Pictured: Ana Paula Tavares. Image courtesy of Notícias ao Minuto.

“Honoring Ana Paula Tavares is a celebration of the strength and beauty of Lusophone literature,” emphasized Margareth Menezes, in a statement released by the National Library Foundation of Brazil.

“Her poetry, woven with memory, resistance, and affection, reveals the power of African and female voices that enrich cultural heritages. We recognize her work as deep ties that unite Brazil, Angola, and all Lusophone countries through art, words, and shared history,” she continued.

In the same statement, the president of the National Library Foundation, Marco Lucchesi, praised the “extraordinary” choice.

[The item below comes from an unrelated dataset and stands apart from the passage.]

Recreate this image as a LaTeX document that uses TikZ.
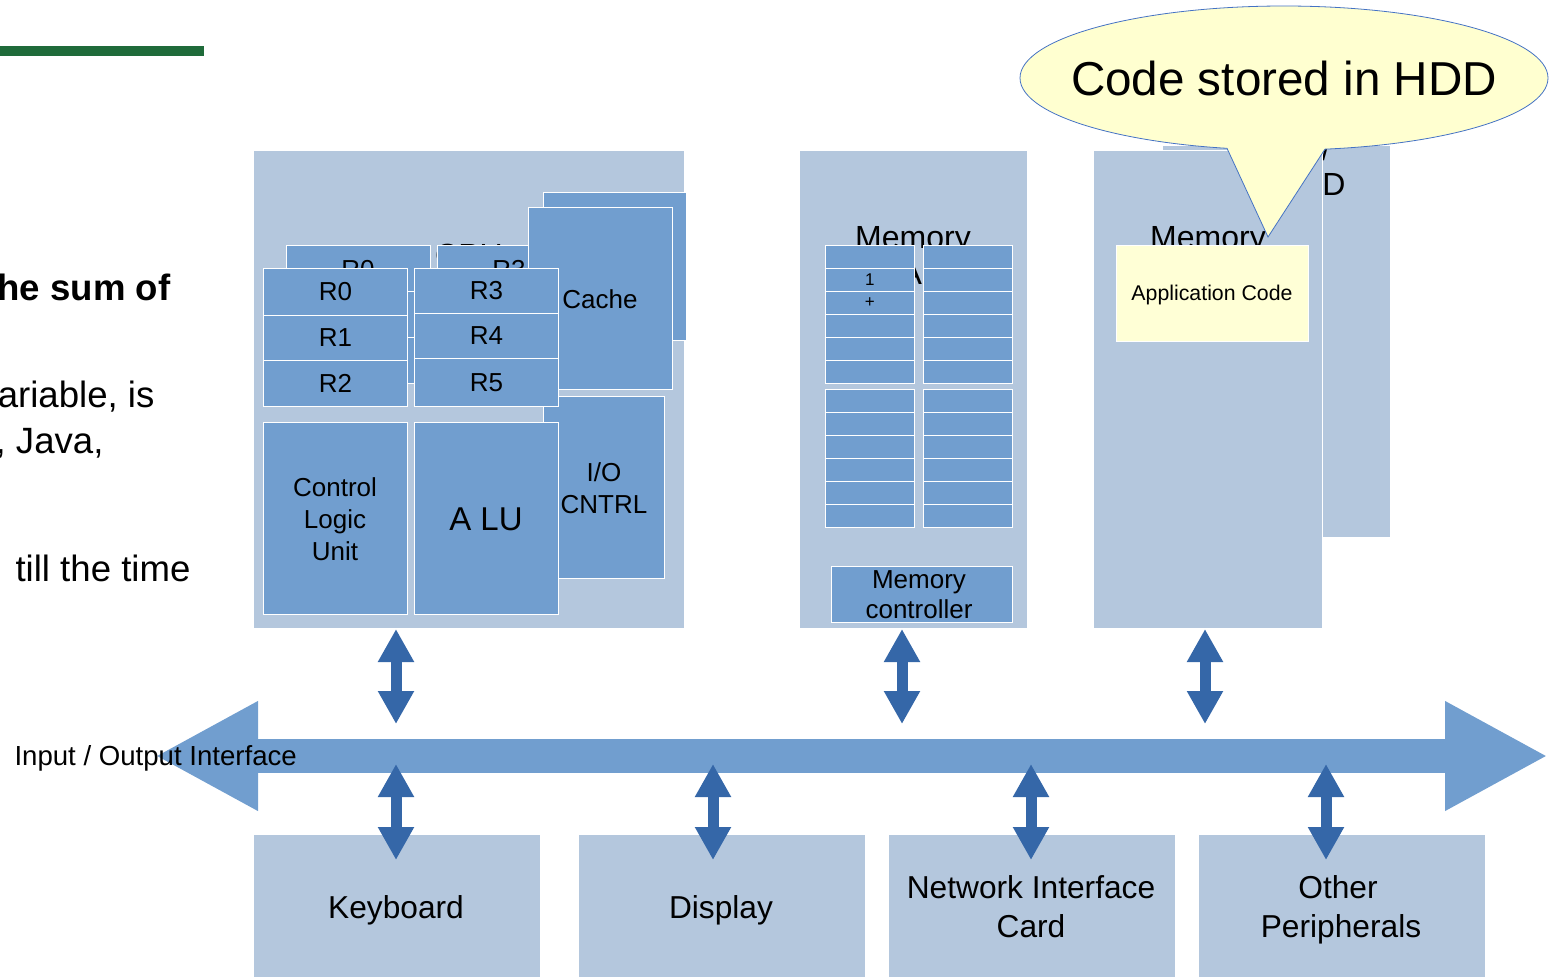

“Poet, essayist, researcher, she embodies all virtues that lead to an ethical commitment. Her perspective is marked by urgency in addressing the issues of Africa, Brazil, and Portugal, attentive to the great contemporary challenges,” he stated.

According to Lucchesi, Ana Paula offers readers “a profound sense of the 21st century: the past and future, in multiple genres, from a human and humanitarian, poetic and civil key.”

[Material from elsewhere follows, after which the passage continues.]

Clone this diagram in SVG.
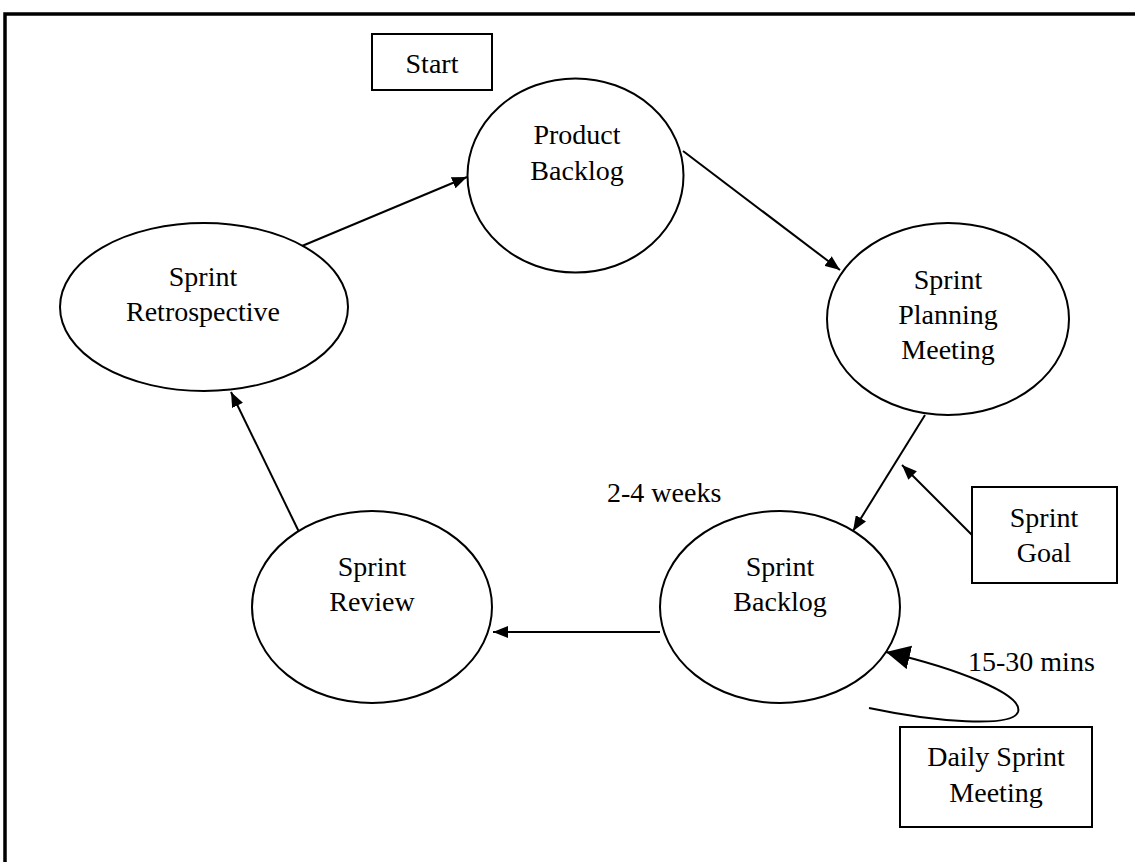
<svg xmlns="http://www.w3.org/2000/svg" width="1135" height="862" viewBox="0 0 1135 862">
<defs>
<style>
.n{fill:#fff;stroke:#000;stroke-width:2}
.t{font-family:"Liberation Serif","Times New Roman",serif;font-size:28px;fill:#000;text-anchor:middle}
.l{font-family:"Liberation Serif","Times New Roman",serif;font-size:28px;fill:#000}
.c{fill:none;stroke:#000;stroke-width:2}
</style>
<marker id="a" markerUnits="userSpaceOnUse" markerWidth="16" markerHeight="12" refX="15" refY="6" orient="auto"><path d="M0,0 L15,6 L0,12 z" fill="#000"/></marker>
<marker id="b" markerUnits="userSpaceOnUse" markerWidth="26" markerHeight="26" refX="24" refY="12" orient="auto"><path d="M0,0 L24,12 L0,24 z" fill="#000"/></marker>
</defs>
<rect width="1135" height="862" fill="#fff"/>
<path d="M5,862 V14 H1135" fill="none" stroke="#000" stroke-width="3.5"/>
<g id="connectors">
<line class="c" x1="302" y1="246" x2="467" y2="177" marker-end="url(#a)"/>
<line class="c" x1="683" y1="151" x2="840" y2="270" marker-end="url(#a)"/>
<line class="c" x1="925" y1="415" x2="853" y2="531" marker-end="url(#a)"/>
<line class="c" x1="972" y1="535" x2="902" y2="465" marker-end="url(#a)"/>
<line class="c" x1="660" y1="632" x2="493" y2="632" marker-end="url(#a)"/>
<line class="c" x1="300" y1="534" x2="231" y2="392" marker-end="url(#a)"/>
<path class="c" d="M869,708 C935,722 1012,728 1018,712 C1024,694 955,668 886,652" marker-end="url(#b)"/>
</g>
<g id="start"><rect class="n" x="372" y="34" width="120" height="56"/><text class="t" x="432" y="73">Start</text></g>
<g id="product-backlog"><ellipse class="n" cx="575.5" cy="175.5" rx="108" ry="97"/><text class="t" x="577" y="144">Product</text><text class="t" x="577" y="180">Backlog</text></g>
<g id="sprint-retrospective"><ellipse class="n" cx="204" cy="307" rx="144" ry="84"/><text class="t" x="203" y="286">Sprint</text><text class="t" x="203" y="321">Retrospective</text></g>
<g id="sprint-planning"><ellipse class="n" cx="948" cy="319" rx="121" ry="96"/><text class="t" x="948" y="289">Sprint</text><text class="t" x="948" y="324">Planning</text><text class="t" x="948" y="359">Meeting</text></g>
<g id="sprint-backlog"><ellipse class="n" cx="780" cy="607" rx="120" ry="96"/><text class="t" x="780" y="576">Sprint</text><text class="t" x="780" y="611">Backlog</text></g>
<g id="sprint-review"><ellipse class="n" cx="372" cy="607" rx="120" ry="96"/><text class="t" x="372" y="576">Sprint</text><text class="t" x="372" y="611">Review</text></g>
<g id="sprint-goal"><rect class="n" x="972" y="487" width="145" height="96"/><text class="t" x="1044" y="527">Sprint</text><text class="t" x="1044" y="562">Goal</text></g>
<g id="daily-sprint-meeting"><rect class="n" x="900" y="727" width="192" height="100"/><text class="t" x="996" y="766">Daily Sprint</text><text class="t" x="996" y="802">Meeting</text></g>
<g id="labels"><text class="l" x="607" y="502">2-4 weeks</text><text class="l" x="968" y="671">15-30 mins</text></g>
</svg>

Angolan poet and historian Ana Paula Tavares, author of an extensive literary work in prose and poetry and scientific texts, has been awarded the Camões Prize 2025, announced today by the General Directorate of Books, Archives, and Libraries (DGLAB).

Born in 1952 in Angola, in the city of Lubango, Ana Paula Tavares holds a Ph.D. in Anthropology of History from the New University of Lisbon.

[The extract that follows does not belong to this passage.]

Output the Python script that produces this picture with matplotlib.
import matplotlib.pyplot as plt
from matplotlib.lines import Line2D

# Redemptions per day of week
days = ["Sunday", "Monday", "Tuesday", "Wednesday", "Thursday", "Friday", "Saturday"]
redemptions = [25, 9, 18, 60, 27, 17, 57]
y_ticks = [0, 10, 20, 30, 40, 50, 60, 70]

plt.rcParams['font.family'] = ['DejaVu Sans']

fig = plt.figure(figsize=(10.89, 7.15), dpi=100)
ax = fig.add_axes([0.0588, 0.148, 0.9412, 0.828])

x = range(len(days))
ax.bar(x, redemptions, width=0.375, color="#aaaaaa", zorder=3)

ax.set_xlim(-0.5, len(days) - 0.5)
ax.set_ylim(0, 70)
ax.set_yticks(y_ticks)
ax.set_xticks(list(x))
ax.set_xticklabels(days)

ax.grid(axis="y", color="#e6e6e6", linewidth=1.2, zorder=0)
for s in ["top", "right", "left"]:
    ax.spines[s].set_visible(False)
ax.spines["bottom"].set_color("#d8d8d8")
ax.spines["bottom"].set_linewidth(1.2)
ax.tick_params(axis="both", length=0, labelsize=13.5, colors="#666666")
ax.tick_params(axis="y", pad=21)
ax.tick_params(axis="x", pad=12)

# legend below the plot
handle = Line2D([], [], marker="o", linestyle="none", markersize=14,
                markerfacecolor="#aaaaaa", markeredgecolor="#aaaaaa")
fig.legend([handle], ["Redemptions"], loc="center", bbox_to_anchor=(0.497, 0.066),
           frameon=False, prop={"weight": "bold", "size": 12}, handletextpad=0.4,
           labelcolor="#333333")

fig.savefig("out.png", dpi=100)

She studied History at the Faculty of Letters of Lubango and completed her education in Lisbon, with a master’s in Brazilian Literature and African Literatures in Portuguese from the University of Lisbon and a Ph.D. in Anthropology of History from the New University of Lisbon, as recalled in the biography provided by the General Directorate of Books, Archives, and Libraries (DGLAB) in the prize announcement statement.

The poet and historian currently resides in Lisbon and is a lecturer at the Faculty of Letters of the University of Lisbon, also collaborating with several institutions as a guest researcher, such as the CLEPUL (Center for Lusophone and European Literatures and Cultures) of the Faculty of Letters of the University of Lisbon, the AHNA (National Historical Archive of Angola).

A significant part of Ana Paula Tavares’s work, author of an extensive literary oeuvre in prose and poetry and scientific texts, is published in anthologies edited in various countries.

Throughout her career, she has worked in fields such as Museology, Heritage, Cultural Animation, Archaeology, and Ethnology, collaborating with multiple organizations, from the Angolan Environment Association to the Angolan Committee of the International Council of Museums (ICOM), the Angolan Committee of the International Council on Monuments and Sites (ICOMOS), and the Angolan Commission for UNESCO.

Her bibliography, which began to take shape in the post-independence of Angola, is extensive and multifaceted, with Caminho publishing her collected poetry in 2023, to which an original book titled ‘Água Selvagem’ was added.

The Camões Prize for literature in the Portuguese language, established by the Governments of Portugal and Brazil, was first awarded in 1989 to Portuguese writer Miguel Torga.

According to the founding protocol text, signed in Brasília on June 22, 1988, and published in November of the same year, the prize annually recognizes “a Portuguese-language author whose work, due to its intrinsic value, has contributed to the enrichment of the literary and cultural heritage of the shared language.”

Financed equally by the Governments of Portugal and Brazil, the Camões Prize is valued at one hundred thousand euros.